Golf legend Arnold Palmer dies at 87
By Mark Wehrman EBS Contributor
On Sept. 25 the world said goodbye to Arnold “The King” Palmer. For every person who has ever played golf and every person who still enjoys an Arnold Palmer beverage, no sports figure will be missed more than Palmer.
Palmer was my idol growing up. The grace, flamboyance, and overall dignity he played the game with endeared him to many, and especially those that played the game of golf—we could relate to him.
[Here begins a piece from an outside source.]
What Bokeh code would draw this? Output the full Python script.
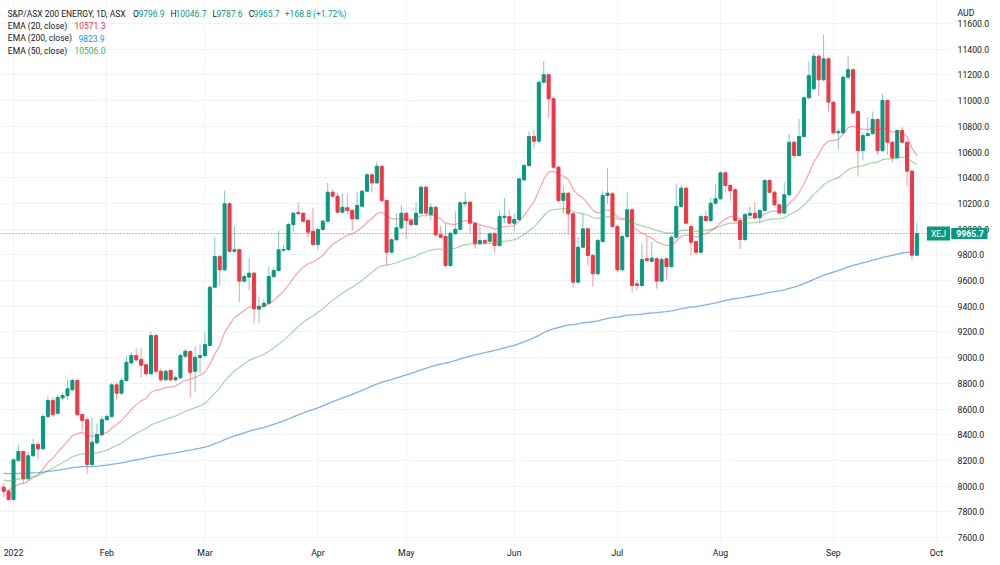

The son of a golf course superintendent, Palmer grew up in the blue-collar town of Latrobe, Pennsylvania, which brought him closer to our world. I was fortunate enough to meet Palmer once. I ran into him, literally, in a restaurant in Indian Wells, California. I was walking out as he was walking in with his entourage, and I pretty much bumped right in to him.
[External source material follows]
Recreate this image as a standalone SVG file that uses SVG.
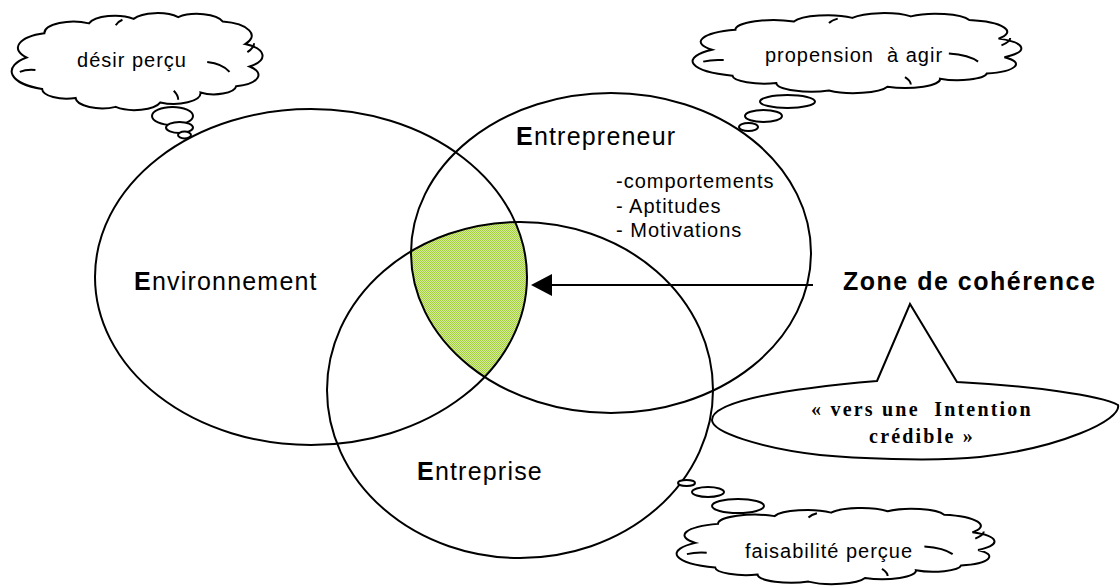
<svg xmlns="http://www.w3.org/2000/svg" xmlns:xlink="http://www.w3.org/1999/xlink" width="1120" height="588" viewBox="0 0 1120 588">
<style>
.ln{fill:none;stroke:#000;stroke-width:2}
.bub{fill:#fff;stroke:#000;stroke-width:2}
.cl{fill:#fff;stroke:#000;stroke-width:2;vector-effect:non-scaling-stroke}
.cli{fill:none;stroke:#000;stroke-width:2;vector-effect:non-scaling-stroke}
.big{font-family:"Liberation Sans",Arial,sans-serif;font-size:25px;letter-spacing:1.2px;fill:#000}
.sm{font-family:"Liberation Sans",Arial,sans-serif;font-size:20px;letter-spacing:1px;fill:#000;white-space:pre}
.zone{font-family:"Liberation Sans",Arial,sans-serif;font-size:25px;font-weight:bold;letter-spacing:1.5px;fill:#000}
.ser{font-family:"Liberation Serif","Times New Roman",serif;font-size:20px;font-weight:bold;letter-spacing:2.2px;fill:#000;white-space:pre}
</style>
<defs>
<pattern id="chk" width="2" height="2" patternUnits="userSpaceOnUse">
<rect width="2" height="2" fill="#d6ec9c"/>
<rect width="1" height="1" fill="#a4cf3c"/>
<rect x="1" y="1" width="1" height="1" fill="#a4cf3c"/>
</pattern>
<clipPath id="cpEnv"><ellipse cx="311" cy="277" rx="216" ry="168"/></clipPath>
<clipPath id="cpEpr"><ellipse cx="611" cy="253" rx="200" ry="160"/></clipPath>
<g id="cloud">
<path class="cl" d="M0,45 A17,17 0 0 1 8,18 A13,13 0 0 1 28,7 A12,12 0 0 1 48,2 A12,12 0 0 1 68,0 A12,12 0 0 1 88,5 A16,16 0 0 1 98,30 A15,15 0 0 1 100,55 A13,13 0 0 1 94,77 A10,10 0 0 1 78,84 A12,12 0 0 1 60,95 A12,12 0 0 1 40,100 A12,12 0 0 1 22,90 A11,11 0 0 1 7,80 A21,21 0 0 1 0,45 Z"/>
<path class="cli" d="M-3,61 Q0,58 4,59 M81,50 Q88,52 91,61 M99,39 Q102,34 102,29 M66,82 Q68,87 68,92 M40,9 Q41,5 43,3"/>
</g>
<marker id="arr" viewBox="0 0 21 22" refX="7" refY="11" markerWidth="21" markerHeight="22" markerUnits="userSpaceOnUse" orient="auto">
<path d="M0,0 L21,11 L0,22 Z" fill="#000"/>
</marker>
</defs>
<rect width="1120" height="588" fill="#fff"/>

<g id="zone-coherence-fill" clip-path="url(#cpEnv)">
<ellipse cx="520" cy="390" rx="193" ry="168" fill="url(#chk)" clip-path="url(#cpEpr)"/>
</g>

<g id="node-environnement">
<ellipse class="ln" cx="311" cy="277" rx="216" ry="168"/>
<text class="big" x="134" y="290"><tspan font-weight="bold">E</tspan>nvironnement</text>
</g>

<g id="node-entrepreneur">
<ellipse class="ln" cx="611" cy="253" rx="200" ry="160"/>
<text class="big" x="516" y="145"><tspan font-weight="bold">E</tspan>ntrepreneur</text>
<text class="sm" x="616" y="188">-comportements</text>
<text class="sm" x="616" y="213">- Aptitudes</text>
<text class="sm" x="616" y="237">- Motivations</text>
</g>

<g id="node-entreprise">
<ellipse class="ln" cx="520" cy="390" rx="193" ry="168"/>
<text class="big" x="417" y="480"><tspan font-weight="bold">E</tspan>ntreprise</text>
</g>

<g id="cloud-desir">
<use href="#cloud" xlink:href="#cloud" transform="translate(26.5,17.1) scale(2.231,0.898)"/>
<ellipse class="bub" cx="172.5" cy="116" rx="20.5" ry="9"/>
<ellipse class="bub" cx="179.5" cy="127.5" rx="13.5" ry="5.5"/>
<ellipse class="bub" cx="184.5" cy="135" rx="6.5" ry="3.5"/>
<text class="sm" x="132" y="67" text-anchor="middle">désir perçu</text>
</g>

<g id="cloud-propension">
<use href="#cloud" xlink:href="#cloud" transform="translate(712,16.4) scale(2.924,0.741)"/>
<ellipse class="bub" cx="787.5" cy="101.5" rx="27.5" ry="6.5"/>
<ellipse class="bub" cx="763.5" cy="116" rx="18.5" ry="6"/>
<ellipse class="bub" cx="748.5" cy="127" rx="9.5" ry="4"/>
<text class="sm" x="854" y="62" text-anchor="middle">propension  à agir</text>
</g>

<g id="cloud-faisabilite">
<use href="#cloud" xlink:href="#cloud" transform="translate(695.4,511.2) scale(2.827,0.704)"/>
<ellipse class="bub" cx="738" cy="506" rx="26" ry="7"/>
<ellipse class="bub" cx="708" cy="492" rx="16" ry="5"/>
<ellipse class="bub" cx="686.5" cy="483" rx="8.5" ry="3"/>
<text class="sm" x="829" y="558" text-anchor="middle">faisabilité perçue</text>
</g>

<g id="node-zone">
<text class="zone" x="843" y="290">Zone de cohérence</text>
<path class="bub" d="M877,381 L910,304 L957,382 C1030,386 1100,395 1118,405 C1122,420 1060,448 980,457 C930,462 850,458 820,455 C760,448 712,432 712,420 C712,405 760,391 877,381 Z"/>
<text class="ser" x="922" y="416" text-anchor="middle">« vers une  Intention</text>
<text class="ser" x="922" y="443" text-anchor="middle">crédible »</text>
</g>

<g id="connectors">
<line class="ln" x1="813" y1="285" x2="545" y2="285" marker-end="url(#arr)"/>
</g>
</svg>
“Hi Mr. Palmer, my name is Mark Wehrman. It is a pleasure to meet you,” I said.
He shook my hand and said, “The pleasure is all mine Mark.” I was just getting started in the golf business at that time. For one of the greatest of all time to acknowledge me in that manner, it just solidified that there was no one better in the game to idolize than Palmer.
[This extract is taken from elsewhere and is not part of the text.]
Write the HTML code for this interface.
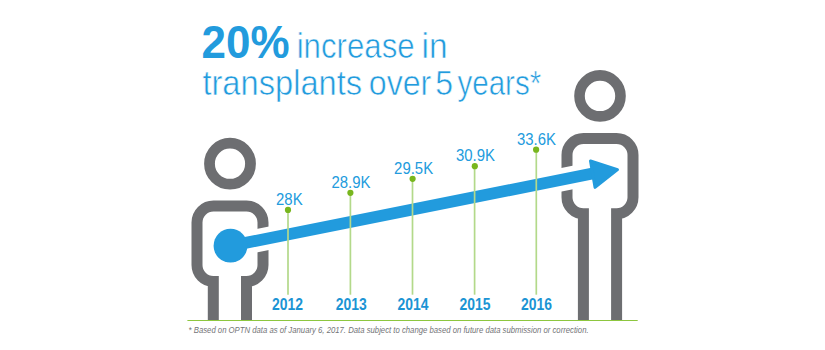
<!DOCTYPE html>
<html><head><meta charset="utf-8">
<style>
html,body{margin:0;padding:0;background:#fff;width:825px;height:350px;overflow:hidden;}
svg{display:block;}
text{font-family:"Liberation Sans",sans-serif;}
</style></head>
<body>
<svg width="825" height="350" viewBox="0 0 825 350">
  <!-- title -->
  <text x="201.5" y="58" font-size="46.5" font-weight="bold" fill="#229bdd" textLength="88" lengthAdjust="spacingAndGlyphs">20%</text>
  <g font-size="35.5" fill="#229bdd" stroke="#fff" stroke-width="0.6" lengthAdjust="spacingAndGlyphs">
    <text x="296.7" y="58" textLength="118.0" lengthAdjust="spacingAndGlyphs">increase</text>
    <text x="421.6" y="58" textLength="26.1" lengthAdjust="spacingAndGlyphs">in</text>
    <text x="202.4" y="94.5" textLength="159.8" lengthAdjust="spacingAndGlyphs">transplants</text>
    <text x="368.8" y="94.5" textLength="62.5" lengthAdjust="spacingAndGlyphs">over</text>
    <text x="435.3" y="94.5" textLength="17.8" lengthAdjust="spacingAndGlyphs">5</text>
    <text x="457.5" y="94.5" textLength="83.7" lengthAdjust="spacingAndGlyphs">years*</text>
  </g>

  <!-- persons -->
  <g fill="none" stroke="#6d6e71" stroke-width="11">
    <circle cx="230" cy="163.7" r="20.5" stroke-width="10.8"/>
    <path d="M213.3 320 V281.5 A16.3 16.5 0 0 1 197 265 V222.5 A16.5 16.5 0 0 1 213.5 206 H246.5 A16.5 16.5 0 0 1 263 222.5 V265 A16.5 16.5 0 0 1 246.5 281.5 V320"/>
    <circle cx="600" cy="95.9" r="20.5" stroke-width="10.6"/>
    <path d="M583.4 320 V213.8 A16.5 16.5 0 0 1 567 197.3 V155 A16.5 16.5 0 0 1 583.5 138.5 H616.5 A16.5 16.5 0 0 1 633 155 V197.3 A16.5 16.5 0 0 1 616.6 213.8 V320"/>
  </g>

  <!-- white gap around shaft -->
  <line x1="230.5" y1="245.9" x2="592" y2="173.6" stroke="#fff" stroke-width="23"/>
  <!-- arrow -->
  <line x1="230.5" y1="245.9" x2="600" y2="172" stroke="#229bdd" stroke-width="11.8"/>
  <circle cx="230.5" cy="245.7" r="16.9" fill="#229bdd"/>
  <polygon points="590.5,161 617.5,169.6 595,187.3" fill="#229bdd" stroke="#229bdd" stroke-width="3" stroke-linejoin="round"/>

  <!-- baseline -->
  <line x1="187.4" y1="320.5" x2="637.7" y2="320.5" stroke="#8dc63f" stroke-width="1.1"/>

  <!-- stems -->
  <g stroke="#b3d98a" stroke-width="1.7">
    <line x1="288" y1="210" x2="288" y2="294.7"/>
    <line x1="350.4" y1="193" x2="350.4" y2="294.7"/>
    <line x1="412.5" y1="179" x2="412.5" y2="294.7"/>
    <line x1="474.6" y1="166" x2="474.6" y2="294.7"/>
    <line x1="536.3" y1="150" x2="536.3" y2="294.7"/>
  </g>
  <g fill="#78b61e">
    <circle cx="288" cy="209.9" r="3.1"/>
    <circle cx="350.4" cy="192.8" r="3.1"/>
    <circle cx="412.6" cy="178.8" r="3.1"/>
    <circle cx="474.8" cy="166.2" r="3.1"/>
    <circle cx="536.1" cy="149.7" r="3.1"/>
  </g>

  <!-- data labels -->
  <g font-size="15.6" fill="#229bdd" text-anchor="middle">
    <text x="289.3" y="204.5" textLength="26.6" lengthAdjust="spacingAndGlyphs">28K</text>
    <text x="350.9" y="187.6" textLength="39" lengthAdjust="spacingAndGlyphs">28.9K</text>
    <text x="413.6" y="173.7" textLength="39" lengthAdjust="spacingAndGlyphs">29.5K</text>
    <text x="475.4" y="161.2" textLength="39" lengthAdjust="spacingAndGlyphs">30.9K</text>
    <text x="536.5" y="145.1" textLength="39" lengthAdjust="spacingAndGlyphs">33.6K</text>
  </g>
  <g font-size="17" font-weight="bold" fill="#1b94d4" text-anchor="middle">
    <text x="287.5" y="309.9" textLength="31" lengthAdjust="spacingAndGlyphs">2012</text>
    <text x="351.2" y="309.9" textLength="31" lengthAdjust="spacingAndGlyphs">2013</text>
    <text x="413" y="309.9" textLength="31" lengthAdjust="spacingAndGlyphs">2014</text>
    <text x="475" y="309.9" textLength="31" lengthAdjust="spacingAndGlyphs">2015</text>
    <text x="536.5" y="309.9" textLength="31" lengthAdjust="spacingAndGlyphs">2016</text>
  </g>
  <text x="188.6" y="332.8" font-size="8.2" font-style="italic" fill="#737477" textLength="400" lengthAdjust="spacingAndGlyphs">* Based on OPTN data as of January 6, 2017. Data subject to change based on future data submission or correction.</text>
</svg>
</body></html>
Sixteen years later, here I am as the PGA Head Professional at the Big Sky Golf Course, the first course Palmer ever designed. How could I possibly be so fortunate? He touched so many people in so many ways.
From founding children’s hospitals to popularizing one of the most iconic drinks in America, we all owe Palmer a debt of gratitude. So I say to you, don’t feel sad—despite tearing up myself as I write this tribute—but celebrate the great life he lived and everything he accomplished.
As a proud member of Arnie’s Army, rest in peace to The King!
Mark Wehrman is the PGA Head Professional at the Big Sky Resort Golf Course.